With growing global concern over climate change, the auto industry has been focusing its efforts on the production of electric vehicles, hybrids, and plug-in hybrids. For some time, those who could afford them have been choosing hybrid and plug-in hybrid vehicles to do their part in reducing carbon dioxide emissions.
In a new analysis from the Transport & Environment campaign group that’s supported by Greenpeace U.K., research has shown that the typical plug-in hybrid EV (PHEV) put out an average of 117g of CO2 per kilometer. In plain English, that means the PHEVs are emitting a lot more CO2 than we originally thought.
Is that different from the emissions from a gas-powered car? What’s the difference between a hybrid and a plug-in hybrid? We have all the details.
Hybrid vs plug-in hybrid
To keep it simple, hybrid vehicles have both a combustion engine and an electric motor to power them. Standard hybrid vehicles have shorter electric ranges and can’t be plugged in to charge their battery packs. The gas-powered engine keeps them charged.
Using regenerative braking, hybrids do very well in traditional stop-and-go traffic. Energy recaptured through the braking system keeps the battery for the electric motor going. On the highway, there’s not much of an advantage over regular cars.
Plug-in hybrids (PHEVs) offer bigger battery packs that you can plug into a standard 120-volt outlet or 240-volt outlet charging station. They take roughly two hours to charge using the 240-volt charging station and five to six hours using the 120-volt outlet.
For a PHEV to offer real value, it should have a bigger all-electric range of 25 miles or more. The bigger the battery, the bigger its electric range which can equal real fuel savings. The PHEV will also cost you more because of the complexity of its system between hardware and software.
More emissions and higher fuel costs
According to the British study, a new PHEV over its life cycle will emit an average of 31 tons of CO2 compared to 43 tons from a gas-powered car and 45 tons from a diesel. The reduction in emissions, in truth, is not so great.

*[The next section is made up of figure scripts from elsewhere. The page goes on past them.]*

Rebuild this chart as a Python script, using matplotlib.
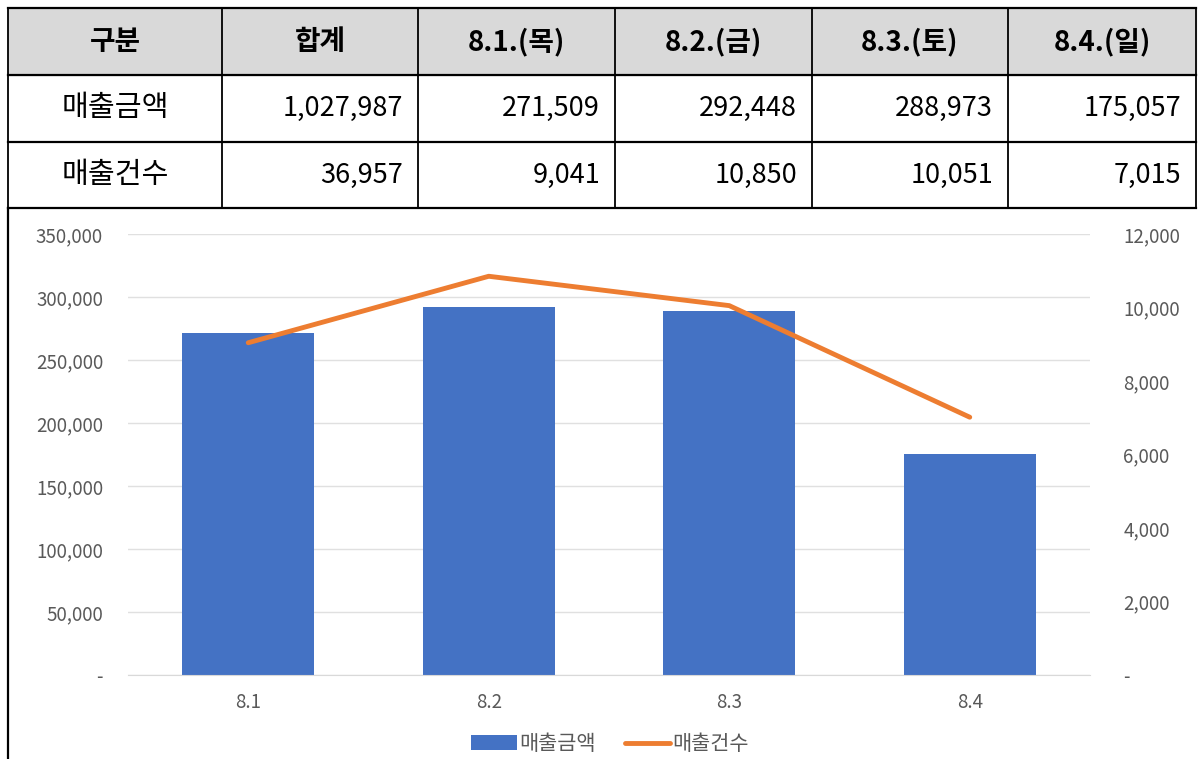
import matplotlib
matplotlib.use("Agg")
import matplotlib.pyplot as plt
import numpy as np
from matplotlib.ticker import FuncFormatter

plt.rcParams['font.family'] = ['Noto Sans CJK KR', 'DejaVu Sans']

# -------------------------------------------
# Data
# -------------------------------------------
header = ['구분', '합계', '8.1.(목)', '8.2.(금)', '8.3.(토)', '8.4.(일)']
row_names = ['매출금액', '매출건수']
sales_total = [1027987, 36957]
days = ['8.1', '8.2', '8.3', '8.4']
sales_amount = [271509, 292448, 288973, 175057]
sales_count = [9041, 10850, 10051, 7015]

W, H = 1198, 759
fig = plt.figure(figsize=(W / 100, H / 100), dpi=100)

# -------------------------------------------
# Table drawn in pixel coordinates
# -------------------------------------------
tab = fig.add_axes([0, 0, 1, 1])
tab.set_xlim(0, W)
tab.set_ylim(H, 0)
tab.axis('off')

col_x = [8, 222, 418, 615, 812, 1008, 1196]
row_y = [8, 75, 142, 208]

tab.fill_between([col_x[0], col_x[-1]], row_y[0], row_y[1], color='#d9d9d9', zorder=0)
for y in row_y:
    tab.plot([col_x[0], col_x[-1]], [y, y], color='black', lw=1.6, zorder=2)
for x in col_x:
    tab.plot([x, x], [row_y[0], row_y[-1]], color='black', lw=1.3, zorder=2)
# left border running down along the chart
tab.plot([col_x[0], col_x[0]], [row_y[-1], H], color='black', lw=1.6, zorder=2)

for i, name in enumerate(header):
    tab.text((col_x[i] + col_x[i + 1]) / 2, (row_y[0] + row_y[1]) / 2, name,
             ha='center', va='center', fontsize=20, fontweight='bold')

rows = [[sales_total[0]] + sales_amount, [sales_total[1]] + sales_count]
for r, name in enumerate(row_names):
    yc = (row_y[r + 1] + row_y[r + 2]) / 2
    tab.text((col_x[0] + col_x[1]) / 2, yc, name, ha='center', va='center',
             fontsize=21)
    for c, v in enumerate(rows[r]):
        tab.text(col_x[c + 2] - 15, yc, f'{v:,}', ha='right', va='center',
                 fontsize=19.5)

# -------------------------------------------
# Combo chart
# -------------------------------------------
left, right = 128 / W, 1090 / W
bottom, top = (H - 675) / H, (H - 234) / H
ax = fig.add_axes([left, bottom, right - left, top - bottom])
ax2 = ax.twinx()

x = np.arange(len(days))
bars = ax.bar(x, sales_amount, width=0.55, color='#4472c4', zorder=2, label='매출금액')
line, = ax2.plot(x, sales_count, color='#ed7d31', lw=3.5, solid_capstyle='round',
                 label='매출건수', zorder=3)

ax.set_xlim(-0.5, len(days) - 0.5)
ax.set_ylim(0, 350000)
ax.set_yticks(np.arange(0, 350001, 50000))
ax2.set_ylim(0, 12000)
ax2.set_yticks(np.arange(0, 12001, 2000))

fmt = FuncFormatter(lambda v, p: '-' if v == 0 else f'{int(v):,}')
ax.yaxis.set_major_formatter(fmt)
ax2.yaxis.set_major_formatter(fmt)

ax.set_xticks(x)
ax.set_xticklabels(days)
ax.grid(axis='y', color='#e0e0e0', lw=1.0, zorder=0)
ax.set_axisbelow(True)
ax.set_zorder(ax2.get_zorder() - 1)
ax2.patch.set_visible(False)

for a in (ax, ax2):
    for s in a.spines.values():
        s.set_visible(False)
    a.tick_params(length=0, colors='#595959', labelsize=13.5)
ax.tick_params(axis='y', pad=18)
ax.tick_params(axis='x', pad=12)
ax2.tick_params(axis='y', pad=24)
ax.spines['bottom'].set_visible(True)
ax.spines['bottom'].set_color('#d9d9d9')

fig.legend(handles=[bars, line], loc='center', ncol=2, frameon=False,
           bbox_to_anchor=(610 / W, 1 - 744 / H), fontsize=15,
           labelcolor='#595959', handlelength=2.2, handletextpad=0.1,
           columnspacing=1.4, borderpad=0.1)

fig.savefig('out.png', dpi=100)
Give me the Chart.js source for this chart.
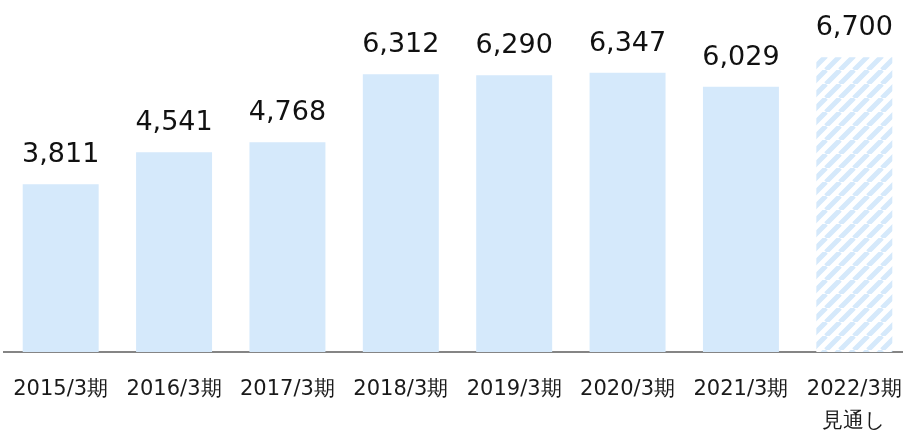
<!DOCTYPE html>
<html>
<head>
<meta charset="utf-8">
<script src="https://cdn.jsdelivr.net/npm/chart.js@4"></script>
<style>
  html, body { margin: 0; padding: 0; overflow: hidden; background: #fff; }
  #chart { display: block; }
</style>
</head>
<body>
<canvas id="chart" width="911" height="432"></canvas>
<script>
const labels = ['2015/3期', '2016/3期', '2017/3期', '2018/3期', '2019/3期', '2020/3期', '2021/3期', ['2022/3期', '見通し']];
const values = [3811, 4541, 4768, 6312, 6290, 6347, 6029, 6700];
const forecast = [false, false, false, false, false, false, false, true];

const barColor = '#d5e9fb';

// stripes for the forecast bar
function makeStripes() {
    let s = 14;
    let c = document.createElement('canvas');
    c.width = s; c.height = s;
    let g = c.getContext('2d');
    g.fillStyle = '#fff';
    g.fillRect(0, 0, s, s);
    g.strokeStyle = barColor;
    g.lineWidth = 5;
    g.beginPath();
    for (let i = -s; i <= s; i += s) {
        g.moveTo(i, s);
        g.lineTo(i + s, 0);
    }
    g.stroke();
    return g.createPattern(c, 'repeat');
}

const stripes = makeStripes();

// value labels above bars
const valueLabels = {
    id: 'valueLabels',
    afterDatasetsDraw(chart) {
        let ctx = chart.ctx;
        let meta = chart.getDatasetMeta(0);
        ctx.save();
        ctx.font = '27px "DejaVu Sans"';
        ctx.fillStyle = '#111';
        ctx.textAlign = 'center';
        ctx.textBaseline = 'alphabetic';
        meta.data.forEach((bar, i) => {
            ctx.fillText(values[i].toLocaleString('en-US'), bar.x, bar.y - 22);
        });
        ctx.restore();
    }
};

let ctx = document.getElementById('chart').getContext('2d');

let myChart = new Chart(ctx, {
    type: 'bar',
    data: {
        labels: labels,
        datasets: [{
            data: values,
            backgroundColor: forecast.map(f => f ? stripes : barColor),
            borderWidth: 0,
            barPercentage: 0.67,
            categoryPercentage: 1
        }]
    },
    options: {
        responsive: false,
        animation: false,
        layout: { padding: { left: 4, right: 0, top: 0, bottom: 0 } },
        plugins: {
            legend: { display: false },
            tooltip: { enabled: false }
        },
        scales: {
            x: {
                afterFit: (axis) => {
                    axis.height = 80;
                    axis.paddingLeft = 0;
                    axis.paddingRight = 0;
                },
                grid: { display: false, drawTicks: false },
                border: { color: '#858585', width: 2 },
                ticks: {
                    color: '#1a1a1a',
                    padding: 22,
                    maxRotation: 0,
                    autoSkip: false,
                    font: { family: 'DejaVu Sans', size: 21, lineHeight: 1.52 }
                }
            },
            y: {
                display: false,
                min: 0,
                max: 8000
            }
        }
    },
    plugins: [valueLabels]
});
</script>
</body>
</html>
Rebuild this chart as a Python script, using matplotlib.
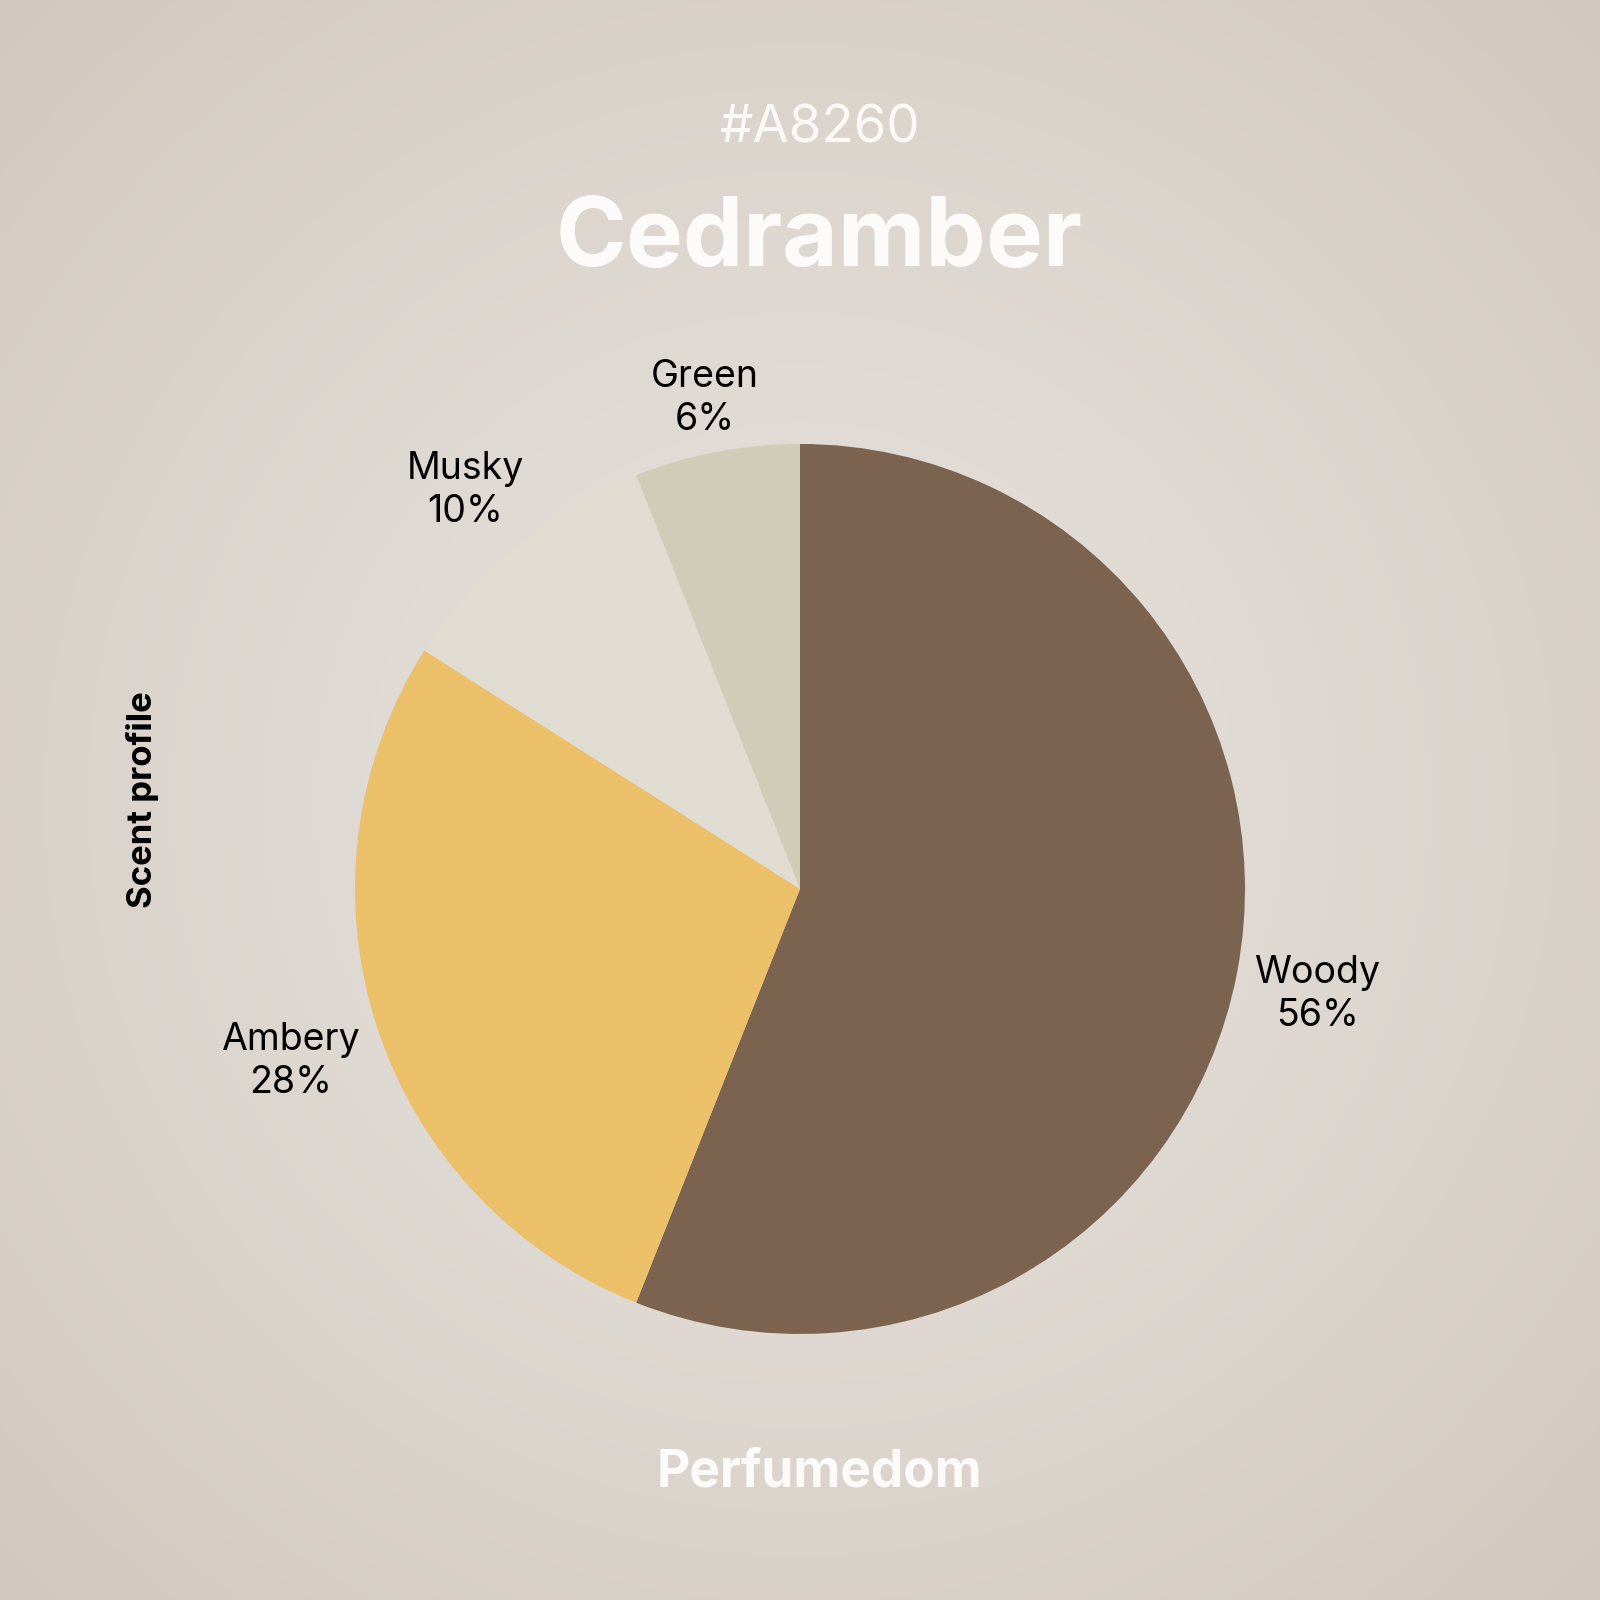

According to CNBC, the paper stated that investigations revealed that PHEVs frequently switch on their engine when allegedly driving with no emissions. The evidence pointed to the fact that PHEV emissions were much closer to those of traditional vehicles than we were originally told.
The data from Transport & Environment came from roughly 20,000 PHEVs used in fleets and privately owned. The U.K. government had the data gathered as part of a consultation on halting the sale of new diesel, gas, and hybrid vehicles altogether by 2035 if not before. PHEVs, however, could be exempt from such a ban according to Transport & Environment.
Plug-in hybrids in the U.S.
According to Evadoption, as of April 2021, there are 30 plug-in hybrid models available on the U.S. market. That number includes five from BMW, three from Volvo, and two each from Audi, Kia, Porsche, Land Rover, and Toyota.
There have been other changes like the discontinuation of the Hyundai Sonata PHEV in 2020. Deliveries of the Jeep Wrangler 4xe started recently. We would have had both the Ford Escape PHEV and Lincoln Corsair PHEV by now, but both were delayed until later this year due to fires in the European Kuga PHEV systems and now chip shortages.
The Toyota Prius Prime is one of the top plug-in hybrids available today. Each model is loaded with driver assists, the cabin is cozy, and it gets great fuel economy. Toyota also offers the Toyota RAV4 which is an excellent example of Toyota’s top-shelf hybrid technology in the compact SUV class.
The Chrysler Pacifica is a well-rounded package. It not only has the hybrid system for great fuel savings, but it also has everything else you want as far as comfort, convenience, elegance, and room. The Hyundai Ioniq drives so well, you wouldn’t know it wasn’t a standard car. It looks good, drives better, and has a cabin crafted from sustainable matter.